### Supplied material
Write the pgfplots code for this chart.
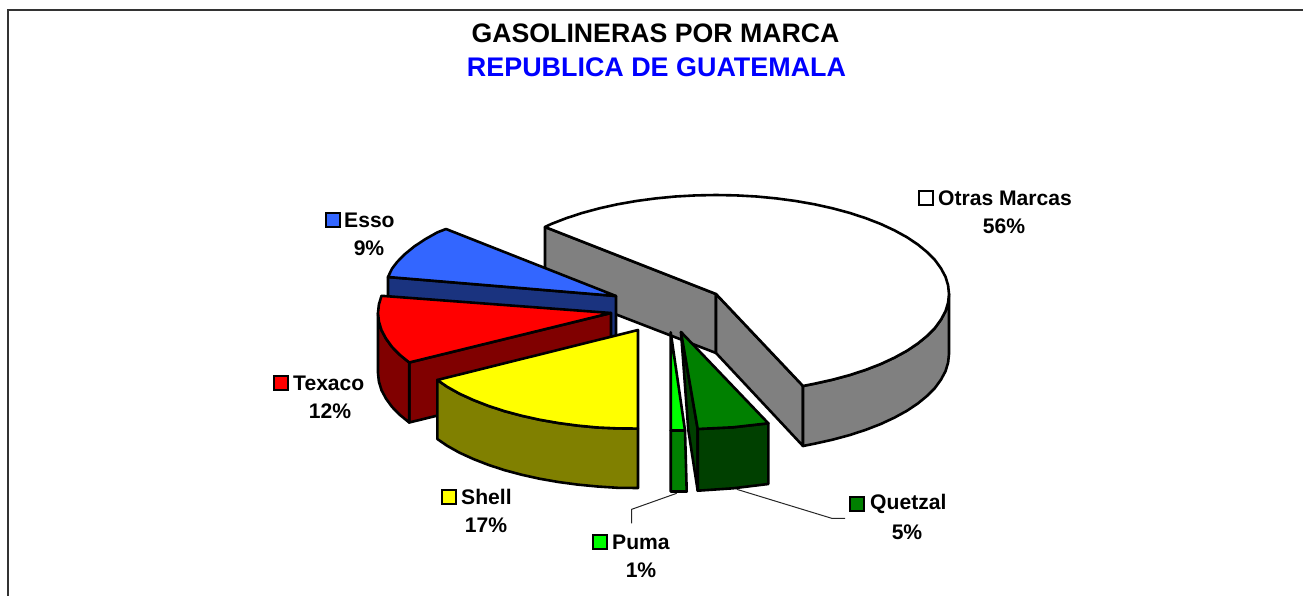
\documentclass[border=0pt]{standalone}
\usepackage{pgfplots}
\pgfplotsset{compat=1.18}
\usepackage{fontspec}
\setmainfont{Liberation Sans}
\definecolor{cGrey}{HTML}{808080}
\definecolor{cBlue}{HTML}{3366FF}
\definecolor{cBlueD}{HTML}{1A337F}
\definecolor{cRed}{HTML}{FF0000}
\definecolor{cRedD}{HTML}{800000}
\definecolor{cYel}{HTML}{FFFF00}
\definecolor{cYelD}{HTML}{808000}
\definecolor{cLime}{HTML}{00FF00}
\definecolor{cGreen}{HTML}{008000}
\definecolor{cGreenD}{HTML}{004000}
\tikzset{
  slice/.style={draw=black,line width=2.6pt,line join=round},
  key/.style={draw=black,line width=2.2pt,line join=miter},
  lead/.style={draw=black!85,line width=1pt},
  lab/.style={font=\fontsize{21.1}{25}\selectfont\bfseries,inner sep=0pt},
}
\begin{document}
\begin{tikzpicture}[x=1pt,y=1pt]
\path[use as bounding box] (0,0) rectangle (1303,596);
\begin{axis}[
  at={(0pt,0pt)},anchor=south west,
  scale only axis,width=1303pt,height=596pt,
  xmin=0,xmax=1303,ymin=0,ymax=596,y dir=reverse,
  axis lines=none,clip=false,
]
% frame
\addplot[draw=black!80,line width=1.6pt] coordinates {(8,596)(8,10)(1303,10)};
% Otras Marcas
\addplot[slice,fill=cGrey] coordinates {(545,227)(716,294)(716,353)(545,287)} --cycle;
\addplot[slice,fill=cGrey] coordinates {(716,294)(803,386)(803,446)(716,353)} --cycle;
\addplot[slice,fill=cGrey] coordinates {(949,294)(948.1,302.6)(945.5,311.2)(941,319.6)(935,327.9)(927.2,335.8)(917.8,343.5)(906.9,350.8)(894.5,357.6)(880.8,364)(865.8,369.8)(849.6,375.1)(832.5,379.7)(814.5,383.7)(803,386)(803,446)(814.5,443.7)(832.5,439.7)(849.6,435.1)(865.8,429.8)(880.8,424)(894.5,417.6)(906.9,410.8)(917.8,403.5)(927.2,395.8)(935,387.9)(941,379.6)(945.5,371.2)(948.1,362.6)(949,354)} --cycle;
\addplot[slice,fill=white] coordinates {(716,294)(545,227)(551.2,224)(566.2,218.2)(582.4,212.9)(599.5,208.3)(617.5,204.3)(636.3,201)(655.7,198.4)(675.5,196.5)(695.7,195.4)(716,195)(736.3,195.4)(756.5,196.5)(776.3,198.4)(795.7,201)(814.5,204.3)(832.5,208.3)(849.6,212.9)(865.8,218.2)(880.8,224)(894.5,230.4)(906.9,237.2)(917.8,244.5)(927.2,252.2)(935,260.1)(941,268.4)(945.5,276.8)(948.1,285.4)(949,294)(948.1,302.6)(945.5,311.2)(941,319.6)(935,327.9)(927.2,335.8)(917.8,343.5)(906.9,350.8)(894.5,357.6)(880.8,364)(865.8,369.8)(849.6,375.1)(832.5,379.7)(814.5,383.7)(803,386)} --cycle;
% Esso
\addplot[slice,fill=cBlueD] coordinates {(388,277)(616,296)(616,356)(388,337)} --cycle;
\addplot[slice,fill=cBlue] coordinates {(616,296)(446,229)(437.5,232.3)(425.2,239.2)(414.2,246.5)(404.9,254.1)(397,262.1)(392,268.7)(388,277)} --cycle;
% Texaco
\addplot[slice,fill=cRedD] coordinates {(611,313)(409.2,362.5)(409.2,422.5)(611,373)} --cycle;
\addplot[slice,fill=cRedD] coordinates {(378,313)(378.9,321.6)(381.5,330.2)(386,338.6)(392,346.9)(399.9,354.9)(409.2,362.5)(409.2,422.5)(399.9,414.9)(392,406.9)(386,398.6)(381.5,390.2)(378.9,381.6)(378,373)} --cycle;
\addplot[slice,fill=cRed] coordinates {(611,313)(381.5,295.8)(378.9,304.4)(378,313)(378.9,321.6)(381.5,330.2)(386,338.6)(392,346.9)(399.9,354.9)(409.2,362.5)} --cycle;
% Shell
\addplot[slice,fill=cYelD] coordinates {(437.3,380)(447.2,386.8)(459.5,393.7)(473.3,400)(488.2,405.8)(504.3,411.1)(521.5,415.7)(539.4,419.7)(558.3,423)(577.7,425.6)(597.5,427.5)(617.7,428.4)(638,428.6)(638,488)(617.7,487.8)(597.5,486.5)(577.7,484.6)(558.3,482)(539.4,478.7)(521.5,474.7)(504.3,470.1)(488.2,464.8)(473.3,459)(459.5,452.7)(447.2,445.8)(437.3,439)} --cycle;
\addplot[slice,fill=cYel] coordinates {(638,330)(437.3,380)(447.2,386.8)(459.5,393.7)(473.3,400)(488.2,405.8)(504.3,411.1)(521.5,415.7)(539.4,419.7)(558.3,423)(577.7,425.6)(597.5,427.5)(617.7,428.4)(638,428.6)} --cycle;
% Quetzal
\addplot[slice,fill=cGreenD] coordinates {(681,332)(697.7,429)(697.7,490.7)(688.3,430)} --cycle;
\addplot[slice,fill=cGreenD] coordinates {(697.7,429)(733,427.3)(768.3,423.3)(768.3,484)(733,488.3)(697.7,490.7)} --cycle;
\addplot[slice,fill=cGreen] coordinates {(681,332)(768.3,423.3)(733,427.3)(697.7,429)} --cycle;
% Puma
\addplot[slice,fill=cGreen] coordinates {(670.7,430.5)(685,430.5)(686.7,491.5)(670.7,491.5)} --cycle;
\addplot[slice,fill=cLime] coordinates {(670.7,332.3)(685,430.5)(670.7,430.5)} --cycle;
% leader lines
\addplot[lead] coordinates {(676.7,493.3)(631.7,509.3)(631.7,523.3)};
\addplot[lead] coordinates {(736.7,489.3)(831.7,518.3)(845,518.3)};
% legend keys
\addplot[key,fill=white] coordinates {(919,191)(933,191)(933,205)(919,205)} --cycle;
\addplot[key,fill=cBlue] coordinates {(326,213)(340,213)(340,227)(326,227)} --cycle;
\addplot[key,fill=cRed] coordinates {(274,376)(288,376)(288,390)(274,390)} --cycle;
\addplot[key,fill=cYel] coordinates {(442,490)(456,490)(456,504)(442,504)} --cycle;
\addplot[key,fill=cLime] coordinates {(593,535)(607,535)(607,549)(593,549)} --cycle;
\addplot[key,fill=cGreen] coordinates {(850,497)(864,497)(864,511)(850,511)} --cycle;
% text
\node[inner sep=0pt,font=\fontsize{26.7}{30}\selectfont\bfseries] at (axis cs:655.5,33) {GASOLINERAS POR MARCA};
\node[inner sep=0pt,font=\fontsize{26.9}{30}\selectfont\bfseries,text=blue] at (axis cs:656.5,67) {REPUBLICA DE GUATEMALA};
\node[lab,anchor=west] at (axis cs:938,198) {Otras Marcas};
\node[lab] at (axis cs:1004,226) {56\%};
\node[lab,anchor=west] at (axis cs:344,220) {Esso};
\node[lab] at (axis cs:369,248) {9\%};
\node[lab,anchor=west] at (axis cs:293,383) {Texaco};
\node[lab] at (axis cs:330,411) {12\%};
\node[lab,anchor=west] at (axis cs:461,497) {Shell};
\node[lab] at (axis cs:486,525) {17\%};
\node[lab,anchor=west] at (axis cs:612,542) {Puma};
\node[lab] at (axis cs:641,570) {1\%};
\node[lab,anchor=west] at (axis cs:870,504) {Quetzal};
\node[lab] at (axis cs:907,532) {5\%};
\end{axis}
\end{tikzpicture}
\end{document}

### Instruction
Would you set down the listing exactly, omitting pictures?

### Solution for this task
Write the pgfplots code for this chart.
\documentclass[border=0pt]{standalone}
\usepackage{pgfplots}
\pgfplotsset{compat=1.18}
\usepackage{fontspec}
\setmainfont{Liberation Sans}
\definecolor{cGrey}{HTML}{808080}
\definecolor{cBlue}{HTML}{3366FF}
\definecolor{cBlueD}{HTML}{1A337F}
\definecolor{cRed}{HTML}{FF0000}
\definecolor{cRedD}{HTML}{800000}
\definecolor{cYel}{HTML}{FFFF00}
\definecolor{cYelD}{HTML}{808000}
\definecolor{cLime}{HTML}{00FF00}
\definecolor{cGreen}{HTML}{008000}
\definecolor{cGreenD}{HTML}{004000}
\tikzset{
  slice/.style={draw=black,line width=2.6pt,line join=round},
  key/.style={draw=black,line width=2.2pt,line join=miter},
  lead/.style={draw=black!85,line width=1pt},
  lab/.style={font=\fontsize{21.1}{25}\selectfont\bfseries,inner sep=0pt},
}
\begin{document}
\begin{tikzpicture}[x=1pt,y=1pt]
\path[use as bounding box] (0,0) rectangle (1303,596);
\begin{axis}[
  at={(0pt,0pt)},anchor=south west,
  scale only axis,width=1303pt,height=596pt,
  xmin=0,xmax=1303,ymin=0,ymax=596,y dir=reverse,
  axis lines=none,clip=false,
]
% frame
\addplot[draw=black!80,line width=1.6pt] coordinates {(8,596)(8,10)(1303,10)};
% Otras Marcas
\addplot[slice,fill=cGrey] coordinates {(545,227)(716,294)(716,353)(545,287)} --cycle;
\addplot[slice,fill=cGrey] coordinates {(716,294)(803,386)(803,446)(716,353)} --cycle;
\addplot[slice,fill=cGrey] coordinates {(949,294)(948.1,302.6)(945.5,311.2)(941,319.6)(935,327.9)(927.2,335.8)(917.8,343.5)(906.9,350.8)(894.5,357.6)(880.8,364)(865.8,369.8)(849.6,375.1)(832.5,379.7)(814.5,383.7)(803,386)(803,446)(814.5,443.7)(832.5,439.7)(849.6,435.1)(865.8,429.8)(880.8,424)(894.5,417.6)(906.9,410.8)(917.8,403.5)(927.2,395.8)(935,387.9)(941,379.6)(945.5,371.2)(948.1,362.6)(949,354)} --cycle;
\addplot[slice,fill=white] coordinates {(716,294)(545,227)(551.2,224)(566.2,218.2)(582.4,212.9)(599.5,208.3)(617.5,204.3)(636.3,201)(655.7,198.4)(675.5,196.5)(695.7,195.4)(716,195)(736.3,195.4)(756.5,196.5)(776.3,198.4)(795.7,201)(814.5,204.3)(832.5,208.3)(849.6,212.9)(865.8,218.2)(880.8,224)(894.5,230.4)(906.9,237.2)(917.8,244.5)(927.2,252.2)(935,260.1)(941,268.4)(945.5,276.8)(948.1,285.4)(949,294)(948.1,302.6)(945.5,311.2)(941,319.6)(935,327.9)(927.2,335.8)(917.8,343.5)(906.9,350.8)(894.5,357.6)(880.8,364)(865.8,369.8)(849.6,375.1)(832.5,379.7)(814.5,383.7)(803,386)} --cycle;
% Esso
\addplot[slice,fill=cBlueD] coordinates {(388,277)(616,296)(616,356)(388,337)} --cycle;
\addplot[slice,fill=cBlue] coordinates {(616,296)(446,229)(437.5,232.3)(425.2,239.2)(414.2,246.5)(404.9,254.1)(397,262.1)(392,268.7)(388,277)} --cycle;
% Texaco
\addplot[slice,fill=cRedD] coordinates {(611,313)(409.2,362.5)(409.2,422.5)(611,373)} --cycle;
\addplot[slice,fill=cRedD] coordinates {(378,313)(378.9,321.6)(381.5,330.2)(386,338.6)(392,346.9)(399.9,354.9)(409.2,362.5)(409.2,422.5)(399.9,414.9)(392,406.9)(386,398.6)(381.5,390.2)(378.9,381.6)(378,373)} --cycle;
\addplot[slice,fill=cRed] coordinates {(611,313)(381.5,295.8)(378.9,304.4)(378,313)(378.9,321.6)(381.5,330.2)(386,338.6)(392,346.9)(399.9,354.9)(409.2,362.5)} --cycle;
% Shell
\addplot[slice,fill=cYelD] coordinates {(437.3,380)(447.2,386.8)(459.5,393.7)(473.3,400)(488.2,405.8)(504.3,411.1)(521.5,415.7)(539.4,419.7)(558.3,423)(577.7,425.6)(597.5,427.5)(617.7,428.4)(638,428.6)(638,488)(617.7,487.8)(597.5,486.5)(577.7,484.6)(558.3,482)(539.4,478.7)(521.5,474.7)(504.3,470.1)(488.2,464.8)(473.3,459)(459.5,452.7)(447.2,445.8)(437.3,439)} --cycle;
\addplot[slice,fill=cYel] coordinates {(638,330)(437.3,380)(447.2,386.8)(459.5,393.7)(473.3,400)(488.2,405.8)(504.3,411.1)(521.5,415.7)(539.4,419.7)(558.3,423)(577.7,425.6)(597.5,427.5)(617.7,428.4)(638,428.6)} --cycle;
% Quetzal
\addplot[slice,fill=cGreenD] coordinates {(681,332)(697.7,429)(697.7,490.7)(688.3,430)} --cycle;
\addplot[slice,fill=cGreenD] coordinates {(697.7,429)(733,427.3)(768.3,423.3)(768.3,484)(733,488.3)(697.7,490.7)} --cycle;
\addplot[slice,fill=cGreen] coordinates {(681,332)(768.3,423.3)(733,427.3)(697.7,429)} --cycle;
% Puma
\addplot[slice,fill=cGreen] coordinates {(670.7,430.5)(685,430.5)(686.7,491.5)(670.7,491.5)} --cycle;
\addplot[slice,fill=cLime] coordinates {(670.7,332.3)(685,430.5)(670.7,430.5)} --cycle;
% leader lines
\addplot[lead] coordinates {(676.7,493.3)(631.7,509.3)(631.7,523.3)};
\addplot[lead] coordinates {(736.7,489.3)(831.7,518.3)(845,518.3)};
% legend keys
\addplot[key,fill=white] coordinates {(919,191)(933,191)(933,205)(919,205)} --cycle;
\addplot[key,fill=cBlue] coordinates {(326,213)(340,213)(340,227)(326,227)} --cycle;
\addplot[key,fill=cRed] coordinates {(274,376)(288,376)(288,390)(274,390)} --cycle;
\addplot[key,fill=cYel] coordinates {(442,490)(456,490)(456,504)(442,504)} --cycle;
\addplot[key,fill=cLime] coordinates {(593,535)(607,535)(607,549)(593,549)} --cycle;
\addplot[key,fill=cGreen] coordinates {(850,497)(864,497)(864,511)(850,511)} --cycle;
% text
\node[inner sep=0pt,font=\fontsize{26.7}{30}\selectfont\bfseries] at (axis cs:655.5,33) {GASOLINERAS POR MARCA};
\node[inner sep=0pt,font=\fontsize{26.9}{30}\selectfont\bfseries,text=blue] at (axis cs:656.5,67) {REPUBLICA DE GUATEMALA};
\node[lab,anchor=west] at (axis cs:938,198) {Otras Marcas};
\node[lab] at (axis cs:1004,226) {56\%};
\node[lab,anchor=west] at (axis cs:344,220) {Esso};
\node[lab] at (axis cs:369,248) {9\%};
\node[lab,anchor=west] at (axis cs:293,383) {Texaco};
\node[lab] at (axis cs:330,411) {12\%};
\node[lab,anchor=west] at (axis cs:461,497) {Shell};
\node[lab] at (axis cs:486,525) {17\%};
\node[lab,anchor=west] at (axis cs:612,542) {Puma};
\node[lab] at (axis cs:641,570) {1\%};
\node[lab,anchor=west] at (axis cs:870,504) {Quetzal};
\node[lab] at (axis cs:907,532) {5\%};
\end{axis}
\end{tikzpicture}
\end{document}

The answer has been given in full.